Hoffmann von Fallersleben: Mein Leben. In verkürzter Form herausgegeben und bis zu des Dichters Tode fortgeführt von Dr. H. Gerstenberg, Zwei Teile, Teil 1. Berlin 1894, S. 289ff.

Doch zu Lebzeiten wird Hoffmann von Fallersleben den Erfolg seines „Lieds der Deutschen“ nicht mehr mitbekommen: Am 5. Oktober 1841 wird es zum ersten Male im kleinen Kreise vorgetragen, aber das war es dann auch schon. Wegen seiner politischen Ansichten verliert von Fallersleben die preußische Staatsangehörigkeit und begibt sich auf eine mehrjährige Reise von Exil zu Exil, die erst durch eine Amnestie im Revolutionsjahr 1848 endet. Ab 1860 arbeitet er wieder als Bibliothekar, dieses Mal an der Fürstlichen Bibliothek Corvey bei Herzog Victor I. Herzog von Ratibor.

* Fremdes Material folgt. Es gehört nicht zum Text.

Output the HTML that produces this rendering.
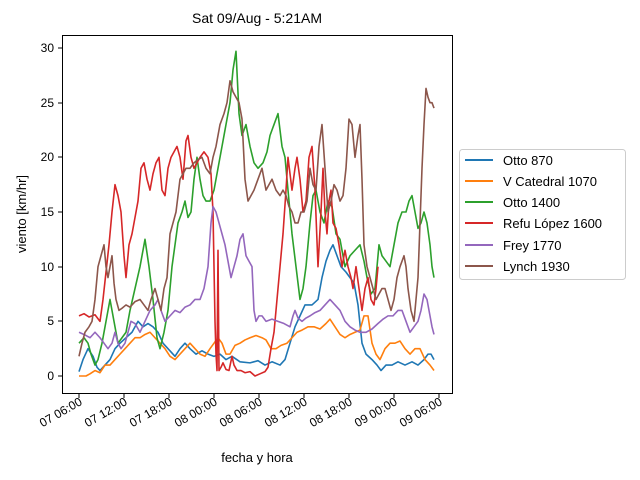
<!DOCTYPE html>
<html><head><meta charset="utf-8"><style>
html,body{margin:0;padding:0;background:#fff;}
svg{display:block;font-family:"Liberation Sans","DejaVu Sans",sans-serif;}
</style></head><body>
<svg width="640" height="480" viewBox="0 0 640 480" xmlns="http://www.w3.org/2000/svg">
<rect width="640" height="480" fill="#fff"/>
<text x="257" y="23" font-size="14" text-anchor="middle">Sat 09/Aug - 5:21AM</text>
<g fill="none" stroke-width="1.6" stroke-linejoin="round">
<g transform="translate(0,376) scale(1,-10.933)">
<polyline vector-effect="non-scaling-stroke" stroke="#1f77b4" points="79,0.4 83,1.5 88,2.5 93,1.8 97,0.8 100,0.5 105,1 110,1.5 115,2.5 120,3 126,3.5 132,4 138,5 143,4.5 148,4.8 153,4.5 158,4 163,3 168,2.5 175,1.8 180,2.5 185,3 190,2.5 196,2 202,2.3 208,2 214,1.8 220,2 226,1.5 232,1.8 240,1.3 250,1.2 258,1.4 265,1 272,1.3 280,1 285,1.5 290,3 295,4.5 300,5.5 305,6.5 312,6.5 318,7 322,9 326,10.5 330,11.5 333,12 337,11 341,10 346,9.5 350,9 354,8.5 358,6.5 362,3 366,2 372,1.5 377,1 381,0.5 386,1 392,1 398,1.3 405,1 412,1.3 418,1 424,1.5 428,2 431,2 434,1.5"/>
<polyline vector-effect="non-scaling-stroke" stroke="#ff7f0e" points="79,0 86,0 90,0.2 95,0.5 100,0.3 105,1 110,1 115,1.5 120,2 125,2.5 130,3 135,3.5 140,3.5 145,3.8 150,4 155,3.5 160,3 165,2.5 170,1.8 175,1.5 180,2 185,2.5 190,3 195,2.5 200,2 205,1.8 210,2.5 214,3 218,3.5 222,3 226,2 230,2 235,2.8 240,3 245,3.3 250,3.5 256,3.7 262,3.5 266,3.3 271,2.5 276,2.5 281,2.8 287,3 292,3.5 297,4 302,4.2 308,4.5 314,4.5 320,4.3 326,4.8 330,5.2 335,4.5 340,3.8 345,3.5 350,3.8 355,4 360,4.2 364,5.5 368,5.5 372,3 376,2 380,1.5 385,2.5 390,3 395,3 400,3.2 405,2.5 410,2 415,2.5 420,2.5 425,1.5 430,1 434,0.5"/>
<polyline vector-effect="non-scaling-stroke" stroke="#2ca02c" points="79,3 84,3.5 88,3 91,2 95,1 98,1.5 102,3 106,5 110,7 114,5 118,3 122,3.5 126,4 130,6 135,8 140,10 145,12.5 149,10 153,7 157,3.5 160,2.5 164,4 168,6 172,10 175,12 178,14 182,15 185,16 188,14.5 191,15 194,18 197,20 200,18 203,16.5 206,16 210,16 214,17 218,19 222,21 226,23 230,25 233,28 236,29.7 239,24 242,22 246,23 250,21 254,19.5 258,19 263,19.5 267,20.5 270,22 274,23 278,24 282,21 285,20 289,16 292,13 296,10 300,7 303,8 306,10 310,14 313,16.5 316,17 320,15 324,14 328,16 332,15.5 336,13 340,12.5 345,10 350,11 355,11.5 360,12 364,10.5 367,9 371,7.5 375,8 379,12 382,11 386,10.5 390,10 394,12 398,14 402,15 406,15 409,16 412,16.5 415,15 418,13.5 421,14 424,15 427,14 430,12 432,10 434,9"/>
<polyline vector-effect="non-scaling-stroke" stroke="#d62728" points="79,5.5 84,5.7 89,5.4 95,5.6 100,5 103,7 106,9.5 109,12 112,15 115,17.5 118,16.5 121,15 124,11 126,9 129,12 132,13 135,14.5 138,16 141,19 144,19.5 147,18 150,17 153,18.5 156,19.5 159,20 162,17 165,16.5 168,19 171,20 174,20.5 177,21 180,20 183,18 186,21.5 188,22 191,20 194,19 197,19.5 200,20 204,20.5 208,20 211,18.5 213,15 214,10 215,5 216,2 217,0.5 218,11.5 219,0.5 221,0.8 223,1.2 226,0.6 229,0.5 232,1.8 234,1 237,0.5 241,0.5 245,0.3 250,0.4 255,0 260,0.2 265,0.4 268,0.8 271,2.5 274,4 277,7 280,10 283,13 286,17 288,20 290,18.5 292,17 295,19 297,20 300,18 303,15 306,16 309,20 312,21 315,17 318,10 321,15 323,19 325,15 327,13 329,16 331,17 333,14 336,13.5 339,12 342,10 345,11.5 348,10 351,9 353,8 356,10 359,8 362,6 365,8 368,9 371,7 374,6.5 376,8 378,10"/>
<polyline vector-effect="non-scaling-stroke" stroke="#9467bd" points="79,4 84,3.8 90,3.5 95,4 100,3.5 104,3 108,2.5 112,3 115,4 118,3 121,2.5 125,3 128,4 131,5 135,4.8 140,4 145,5 150,6 155,6.5 158,7 161,6 165,5 170,5.5 175,6 180,5.8 185,6.3 190,6.5 195,7 200,7 204,8 208,10 211,14 213,15.5 216,15 219,14 222,13 225,12 228,10.5 231,9 234,10 237,11 240,12.5 243,13 246,11 249,10.5 252,10 254,6 256,5 259,5.5 262,5.5 266,5 272,5.2 278,5 284,4.8 290,4.5 293,5.5 295,6 298,5.3 302,5 306,5.3 310,5.5 315,5.8 320,6 325,6.5 330,7 335,6.5 340,6 345,5 350,4.5 355,4.2 360,4 366,4 372,4.3 378,4.8 383,5.2 388,5.5 393,5.5 398,6 402,6 406,5 410,4 414,4.5 418,5 421,6 424,7.5 427,7 430,5.5 432,4.5 434,3.8"/>
<polyline vector-effect="non-scaling-stroke" stroke="#8c564b" points="79,1.8 82,3 85,4 89,4.5 92,5 95,7 98,10 101,11 104,12 106,10 108,9 110,10 112,11 114,8.5 116,7 119,6 122,6.2 126,6.5 130,6.3 135,6.8 140,7 144,6.5 148,6 151,7 155,8 158,7 161,6 164,8 167,9 170,13 173,14 176,15 180,18 183,18.5 186,19 190,19 194,19.5 198,19.8 202,20 206,19 210,18.5 213,20 216,21 220,23 224,24 227,25 230,27 233,26 236,25.5 239,25 242,23.5 245,18 248,16 251,16.5 254,17 258,18 262,19 264,18 266,17 269,17.5 272,18 276,17 280,16.5 283,17 286,16.5 289,15.5 292,15 295,14 298,14 301,15 304,15 307,16 310,19 313,17.5 316,17 319,21 322,23 325,19 328,15 331,16 334,17.5 337,17 340,16 343,16.5 346,19 349,23.5 352,23 355,20 358,22 360,23 362,18 364,12 367,10 370,9 373,8 376,7 379,7.5 382,8 385,8 388,7 391,6 394,7 397,9 400,10 404,11 406,10 408,8 411,6 414,5 416,7 418,9 420,14 422,19 424,23 426,26.3 428,25.5 430,25 432,25 434,24.5"/>
</g>
</g>
<rect x="62.5" y="35.5" width="390" height="358" fill="none" stroke="#000" stroke-width="1"/>
<g stroke="#000" stroke-width="1">
<line x1="58" x2="62" y1="376" y2="376"/><line x1="58" x2="62" y1="321" y2="321"/><line x1="58" x2="62" y1="267" y2="267"/><line x1="58" x2="62" y1="212" y2="212"/><line x1="58" x2="62" y1="157" y2="157"/><line x1="58" x2="62" y1="103" y2="103"/><line x1="58" x2="62" y1="48" y2="48"/>
<line x1="79" x2="79" y1="394" y2="398"/><line x1="124" x2="124" y1="394" y2="398"/><line x1="169" x2="169" y1="394" y2="398"/><line x1="214" x2="214" y1="394" y2="398"/><line x1="259" x2="259" y1="394" y2="398"/><line x1="304" x2="304" y1="394" y2="398"/><line x1="349" x2="349" y1="394" y2="398"/><line x1="394" x2="394" y1="394" y2="398"/><line x1="439" x2="439" y1="394" y2="398"/>
</g>
<g font-size="12" text-anchor="end">
<text x="54" y="380">0</text><text x="54" y="325">5</text><text x="54" y="271">10</text><text x="54" y="216">15</text><text x="54" y="161">20</text><text x="54" y="107">25</text><text x="54" y="52">30</text>
</g>
<g font-size="12" text-anchor="end">
<text transform="translate(83,404) rotate(-30)">07 06:00</text>
<text transform="translate(128,404) rotate(-30)">07 12:00</text>
<text transform="translate(173,404) rotate(-30)">07 18:00</text>
<text transform="translate(218,404) rotate(-30)">08 00:00</text>
<text transform="translate(263,404) rotate(-30)">08 06:00</text>
<text transform="translate(308,404) rotate(-30)">08 12:00</text>
<text transform="translate(353,404) rotate(-30)">08 18:00</text>
<text transform="translate(398,404) rotate(-30)">09 00:00</text>
<text transform="translate(443,404) rotate(-30)">09 06:00</text>
</g>
<text x="257" y="462" font-size="13" text-anchor="middle">fecha y hora</text>
<text transform="translate(26,214) rotate(-90)" font-size="13" text-anchor="middle">viento [km/hr]</text>
<rect x="459.5" y="149.5" width="166" height="130" rx="3" fill="#fff" stroke="#ccc"/>
<g stroke-width="2">
<line x1="465" x2="493" y1="160" y2="160" stroke="#1f77b4"/>
<line x1="465" x2="493" y1="181" y2="181" stroke="#ff7f0e"/>
<line x1="465" x2="493" y1="202" y2="202" stroke="#2ca02c"/>
<line x1="465" x2="493" y1="223" y2="223" stroke="#d62728"/>
<line x1="465" x2="493" y1="245" y2="245" stroke="#9467bd"/>
<line x1="465" x2="493" y1="266" y2="266" stroke="#8c564b"/>
</g>
<g font-size="13">
<text x="503" y="165">Otto 870</text>
<text x="503" y="186">V Catedral 1070</text>
<text x="503" y="207">Otto 1400</text>
<text x="503" y="228">Refu López 1600</text>
<text x="503" y="250">Frey 1770</text>
<text x="503" y="271">Lynch 1930</text>
</g>
</svg>
</body></html>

Sein „Lied der Deutschen“ geht leer aus, als man 1870 nach einer neuen Nationalhymne für das Deutsche Reich sucht.

August Heinrich Hoffmann von Fallersleben verstirbt am 19. Januar 1874 in Corvey und hinterlässt ein künstlerisch-ideelles Erbe, von dem Künstler*innen noch bis ins 21. Jahrhundert zehren: Kurt Tucholsky, Hannes Wader und vor allem Franz Josef Degenhardt, der dem widerständigen Geist 1991 gar einen eigenen Roman widmet. #2

Erst über anderthalb Jahrzehnte nach dem Tod von Fallerslebens, am 9. August 1890, wird das „Lied der Deutschen“ zum ersten Mal offiziell gesungen: bei der Übergabe Helgolands ans Deutsche Reich. Auf der Insel erinnert heute ein Denkmal an ihn.

28.6.2021 Jens Raschke

ANMERKUNGEN

1 Vgl. Eckhard Wallmann: Helgoland. Eine deutsche Kulturgeschichte. Hamburg 2017.

2 Franz-Josef Degenhardt: August Heinrich Hoffmann, genannt von Fallersleben. München 1991.